BUJUMBURA, 13 juil (ABP) – Le président de la Commission Vérité et Réconciliation (CVR), M. Pierre Claver Ndayicariye, a organisé mercredi, le 12 juillet 2023, en mairie de Bujumbura, une conférence sous le thème : » Les sauveteurs et leurs motivations » , pour informer l’opinion que dans toutes les crises cycliques que le Burundi a traversées, dont celle de 1972, il y a des Burundais ou des étrangers qui ont protégé les autres, sans tenir compte de leur appartenance ethnique, religieuse, régionale et autres.
Dans son allocution, M. Ndayicariye a fait savoir qu’actuellement, à partir des témoignages des rescapés, la CVR a déjà connu plus de 11 mille sauveteurs lors des événements tragiques de 1972.
Parmi ces derniers, il y avait des Burundais de l’ethnie Tutsi qui ont sauvé les Burundais de l’ethnie Hutu, et vice -versa, et les étrangers qui ont sauvé tous les ethnies des Burundais.
A titre d’exemple, le président de la CVR a cité un commerçant du nom de Barakekenwa Joseph, Tutsi de Buhiga dans la province actuelle de Karusi, qui a sauvé beaucoup de Hutu en les empêchant de répondre aux convocations communales, parce que celui ou celle qui répondait à ces dernières trouvait la mort. Il a aussi cité l’Abbé Gahebe Charles qui était le curé de la paroisse Makebuko qui a sauvé beaucoup de Hutus dont Firmat Nahayo, qui était enseignant à l’école primaire.
L’Abbé Gustave Seigneur, qui était directeur a.i à l’ancien collège du Saint Esprit, a sauvé la vie des élèves Hutus qui fréquentaient cette école à cette époque de 1972. Il en est de même pour Pierre Nkanira qui était directeur du petit séminaire de Kanyosha qui a fait tout son possible pour protéger la vie de ses élèves.
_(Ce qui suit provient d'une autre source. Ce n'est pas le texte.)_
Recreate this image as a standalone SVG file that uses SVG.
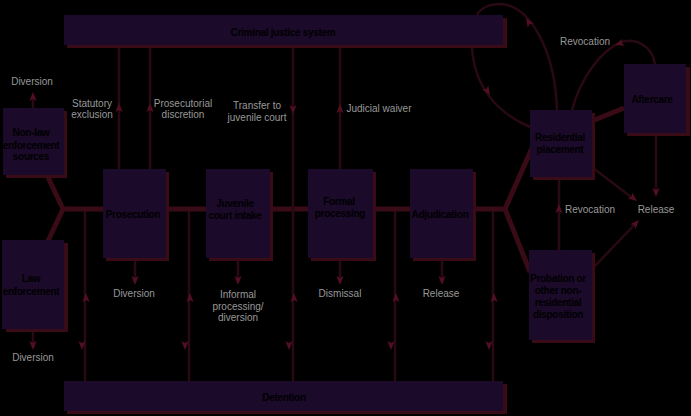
<svg xmlns="http://www.w3.org/2000/svg" xmlns:xlink="http://www.w3.org/1999/xlink" width="691" height="416" viewBox="0 0 691 416">
<style>
.box{fill:#1b0a2a}
.sh{fill:#380b16}
.bt{font-family:"Liberation Sans",Arial,sans-serif;font-weight:bold;font-size:10px;fill:#000;text-anchor:middle;letter-spacing:-0.3px}
.lb{font-family:"Liberation Sans",Arial,sans-serif;font-size:10px;fill:#989898;text-anchor:middle}
.thick{stroke:#380b16;stroke-width:5;fill:none}
.thin{stroke:#290912;stroke-width:2.5;fill:none}
.ah{fill:#520f22}
</style>
<defs>
<path id="ah" d="M0,0 L3.6,9 L0,7 L-3.6,9 Z"/>
</defs>
<rect width="691" height="416" fill="#000"/>
<g id="connectors">
<polyline class="thick" points="46,173 63,209 48,241"/>
<line class="thick" x1="63" y1="209" x2="505" y2="209"/>
<polyline class="thick" points="532,148 505,209 530,272"/>
<line class="thick" x1="592" y1="121" x2="624" y2="108" stroke-width="6"/>
<line class="thin" x1="119" y1="46" x2="119" y2="169"/>
<line class="thin" x1="150" y1="46" x2="150" y2="169"/>
<line class="thin" x1="293" y1="46" x2="293" y2="381"/>
<line class="thin" x1="340" y1="46" x2="340" y2="169"/>
<line class="thin" x1="85" y1="211" x2="85" y2="381"/>
<line class="thin" x1="189" y1="211" x2="189" y2="381"/>
<line class="thin" x1="395" y1="211" x2="395" y2="381"/>
<line class="thin" x1="493" y1="211" x2="493" y2="381"/>
<line class="thin" x1="33" y1="108" x2="33" y2="94"/>
<line class="thin" x1="33" y1="332" x2="33" y2="348"/>
<line class="thin" x1="135" y1="261" x2="135" y2="283"/>
<line class="thin" x1="238" y1="261" x2="238" y2="283"/>
<line class="thin" x1="340" y1="261" x2="340" y2="283"/>
<line class="thin" x1="442" y1="261" x2="442" y2="283"/>
<path class="thin" d="M557,110 C555,50 530,5 500,4 C488,4 480,9 477,15"/>
<path class="thin" d="M472,47 C474,85 495,112 530,127"/>
<path class="thin" d="M655,64 C652,45 635,38 622,42 C600,50 580,80 572,110"/>
<line class="thin" x1="656" y1="136" x2="656" y2="195"/>
<line class="thin" x1="593" y1="168" x2="635" y2="200"/>
<line class="thin" x1="594" y1="267" x2="637" y2="222"/>
<line class="thin" x1="559" y1="250" x2="559" y2="178"/>
<use xlink:href="#ah" class="ah" transform="translate(119,103)"/>
<use xlink:href="#ah" class="ah" transform="translate(150,103)"/>
<use xlink:href="#ah" class="ah" transform="translate(293,114) rotate(180)"/>
<use xlink:href="#ah" class="ah" transform="translate(340,104)"/>
<use xlink:href="#ah" class="ah" transform="translate(86,293)"/>
<use xlink:href="#ah" class="ah" transform="translate(82,350) rotate(180)"/>
<use xlink:href="#ah" class="ah" transform="translate(190,293)"/>
<use xlink:href="#ah" class="ah" transform="translate(185,350) rotate(180)"/>
<use xlink:href="#ah" class="ah" transform="translate(294,293)"/>
<use xlink:href="#ah" class="ah" transform="translate(289,350) rotate(180)"/>
<use xlink:href="#ah" class="ah" transform="translate(396,293)"/>
<use xlink:href="#ah" class="ah" transform="translate(391,350) rotate(180)"/>
<use xlink:href="#ah" class="ah" transform="translate(494,293)"/>
<use xlink:href="#ah" class="ah" transform="translate(489,350) rotate(180)"/>
<use xlink:href="#ah" class="ah" transform="translate(33,92)"/>
<use xlink:href="#ah" class="ah" transform="translate(33,350) rotate(180)"/>
<use xlink:href="#ah" class="ah" transform="translate(135,285) rotate(180)"/>
<use xlink:href="#ah" class="ah" transform="translate(238,285) rotate(180)"/>
<use xlink:href="#ah" class="ah" transform="translate(340,285) rotate(180)"/>
<use xlink:href="#ah" class="ah" transform="translate(442,285) rotate(180)"/>
<use xlink:href="#ah" class="ah" transform="translate(656,197) rotate(180)"/>
<use xlink:href="#ah" class="ah" transform="translate(559,204)"/>
<use xlink:href="#ah" class="ah" transform="translate(637,201) rotate(128)"/>
<use xlink:href="#ah" class="ah" transform="translate(639,220) rotate(43)"/>
<use xlink:href="#ah" class="ah" transform="translate(526,18) rotate(-32)"/>
<use xlink:href="#ah" class="ah" transform="translate(490,95) rotate(148)"/>
<use xlink:href="#ah" class="ah" transform="translate(615,45) rotate(-108)"/>
</g>
<g id="cjs">
<rect class="sh" x="67" y="18" width="440" height="30"/>
<rect class="box" x="64" y="15" width="439" height="30"/>
<text class="bt" x="283" y="36">Criminal justice system</text>
</g>
<g id="detention">
<rect class="sh" x="67" y="384" width="440" height="30"/>
<rect class="box" x="64" y="381" width="439" height="30"/>
<text class="bt" x="284" y="401">Detention</text>
</g>
<g id="nonlaw">
<rect class="sh" x="6" y="111" width="61" height="67"/>
<rect class="box" x="3" y="108" width="61" height="67"/>
<text class="bt" x="31" y="136">Non-law</text>
<text class="bt" x="31" y="149">enforcement</text>
<text class="bt" x="31" y="160">sources</text>
</g>
<g id="law">
<rect class="sh" x="6" y="243" width="62" height="89"/>
<rect class="box" x="2" y="240" width="62" height="89"/>
<text class="bt" x="31" y="282">Law</text>
<text class="bt" x="31" y="295">enforcement</text>
</g>
<g id="prosecution">
<rect class="sh" x="106" y="172" width="63" height="89"/>
<rect class="box" x="103" y="169" width="63" height="89"/>
<text class="bt" x="133" y="218">Prosecution</text>
</g>
<g id="intake">
<rect class="sh" x="209" y="172" width="64" height="89"/>
<rect class="box" x="206" y="169" width="64" height="89"/>
<text class="bt" x="235" y="207">Juvenile</text>
<text class="bt" x="235" y="219">court intake</text>
</g>
<g id="formal">
<rect class="sh" x="311" y="172" width="65" height="89"/>
<rect class="box" x="308" y="169" width="65" height="89"/>
<text class="bt" x="339" y="205">Formal</text>
<text class="bt" x="340" y="217">processing</text>
</g>
<g id="adjudication">
<rect class="sh" x="413" y="172" width="63" height="89"/>
<rect class="box" x="410" y="169" width="63" height="89"/>
<text class="bt" x="440" y="218">Adjudication</text>
</g>
<g id="residential">
<rect class="sh" x="533" y="113" width="62" height="67"/>
<rect class="box" x="530" y="110" width="62" height="67"/>
<text class="bt" x="560" y="141">Residential</text>
<text class="bt" x="560" y="153">placement</text>
</g>
<g id="aftercare">
<rect class="sh" x="627" y="67" width="63" height="69"/>
<rect class="box" x="624" y="64" width="62" height="69"/>
<text class="bt" x="652" y="103">Aftercare</text>
</g>
<g id="probation">
<rect class="sh" x="532" y="253" width="63" height="90"/>
<rect class="box" x="529" y="250" width="63" height="90"/>
<text class="bt" x="558" y="282">Probation or</text>
<text class="bt" x="558" y="294">other non-</text>
<text class="bt" x="558" y="306">residential</text>
<text class="bt" x="558" y="318">disposition</text>
</g>
<g id="labels">
<text class="lb" x="32" y="85">Diversion</text>
<text class="lb" x="92" y="107">Statutory</text>
<text class="lb" x="92" y="118">exclusion</text>
<text class="lb" x="183" y="107">Prosecutorial</text>
<text class="lb" x="183" y="118">discretion</text>
<text class="lb" x="257" y="109">Transfer to</text>
<text class="lb" x="257" y="121">juvenile court</text>
<text class="lb" x="379" y="112">Judicial waiver</text>
<text class="lb" x="585" y="45">Revocation</text>
<text class="lb" x="590" y="213">Revocation</text>
<text class="lb" x="656" y="213">Release</text>
<text class="lb" x="134" y="297">Diversion</text>
<text class="lb" x="238" y="298">Informal</text>
<text class="lb" x="238" y="310">processing/</text>
<text class="lb" x="238" y="321">diversion</text>
<text class="lb" x="340" y="297">Dismissal</text>
<text class="lb" x="441" y="297">Release</text>
<text class="lb" x="33" y="361">Diversion</text>
</g>
</svg>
M. Ntemako Pascal a sauvé la vie des élèves Hutus du Lycée Scheppers Nyakabiga, et l’Abbé Joachim Ruhuna, qui était recteur du grand séminaire de Bujumbura, a sauvé la vie de beaucoup de Hutus comme en témoigne aussi Fabien Segatwa, qui était étudiant à l’Université du Burundi en 1972, qui, lui aussi, a été sauvé grâce à l’Abbé Joachim Ruhuna, qui a été, par après, Monseigneur de l’archevêque de Gitega.
L’élève Tutsi Mukuri Pierre Claver, qui étudiait à l’ETS Kamenge, a sauvé, lui aussi, la vie de certains élèves Hutus qui fréquentaient cette école.
Dans son témoignage, Révocat Makobero qui enseignait à l’école primaire dans l’arrondissement de Karusi, qui était présent dans cette conférence a fait savoir que sa vie a été sauvée grâce à Nzokirantevye Denis, qui était un Tutsi, avec qui, il cohabitait. « On m’a attrapé au marché de Karusi m’accusant d’être un traitre et on m’a emprisonné. C’est M. Nzokirantevye qui a fourni beaucoup d’efforts pour que je sois libéré, au moment où beaucoup de Hutus ont trouvé la mort dans les prisons. »
Le président de la CVR a fait savoir que malgré que ces sauveteurs aient protégé la vie de certaines personnes, ils ont été menacés par la communauté. Certains ont été emprisonnés, les autres ont été tués, au moment où il y en a ceux qui ont été rejetés par la société, parce que les tueurs considéraient que les sauveteurs devraient se comporter comme eux, ce qui fait que la cohabitation n’a pas été facile.
M. Ndayicariye a insisté sur la valorisation des sauveteurs. Il a précisé que cette thématique de sauveteurs doit être approfondie et que la CVR se prépare pour un recensement au niveau national pour savoir qui a sauvé qui, dans quelles circonstances, et pour quelles motivations.
Il a signalé que ce recensement prévoit aussi d’inclure les personnes assassinées ou disparues en 1972-1973, celles qui se sont lancées déjà dans la démarche du pardon et celles qui se préparent à accorder le pardon.
Comme il y a certains qui ont été sauveteurs sur une colline et tueurs sur l’autre colline, la CVR précise qu’elle cherche des sauveteurs véritables, porteurs de valeurs de l’humanité, des hommes qui sont vus aux yeux de la communauté comme de véritables hommes intègres qui se sont donnés pour les autres.
Le président de la CVR a exprimé ses remerciements envers les sauveteurs de toutes les régions du Burundi, toutes les familles du Burundi, toutes les provinces, de toutes les ethnies expliquant que « l’ethnie ne tue pas, mais que, c’est l’homme qui tue ».